Just keep practicing on yard sale specials.  The only way to become proficient at fretting is to do a lot of them. Also, if there's a good tech or luthier in your area, you might want to ask them if you can observe them or ask them to watch you while you fret a FB in order to give you real time pointers. A couple hours of hands-on guidance is equal to about 1000 replies on this forum (:

And again, don't become discouraged. This skill takes a long time to get down and even after that; every job will present unique circumstances. Fretting truly is an alchemy of art and science. Although we have cool proprietary tools and techniques in the modern world, experience is still the best & only teacher. It has a steep learning curve.
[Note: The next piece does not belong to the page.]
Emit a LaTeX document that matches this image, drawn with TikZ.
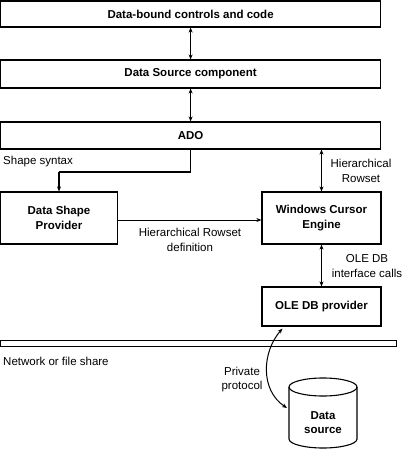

Happy Holidays and best of luck,

Paul

Paul,
Thanks for taking the time to give me pointers!

My procedure has been to

evaluate neck with industrial & slotted straightedges and radius gauges,
heat & remove frets,
adjust truss rod to straighten neck,
thoroughly check with straightedge to get idea of FB problems,
clean FB with naptha,
level FB with SM beam,
radius with SM sanding caul,
check radius with gauges,
clean fretboard with naptha,
clean slots and inspect with Optivisor,
blow frets slots out with compressed air,
check & correct for consistent slot depth,
re-clean fret slots,
clean, over-radius, cut fretwire,
install frets,
check for high frets and correct with 2oz ball pein and 1/8" steel plate,
tape fretboard,
level, radius and dress frets,
glue frets with CA & clean up.

I going to try and add in some clamping while superglueing.

BTW, I use a white pencil prior to sanding and a Sharpie before leveling frets.


I've watched the Erlewine videos (Basic, Adv I, Adv II) maybe 5 times so the steps are starting to sink in. As you mention, experience is what's needed and that means making mistakes to also learn what not to do.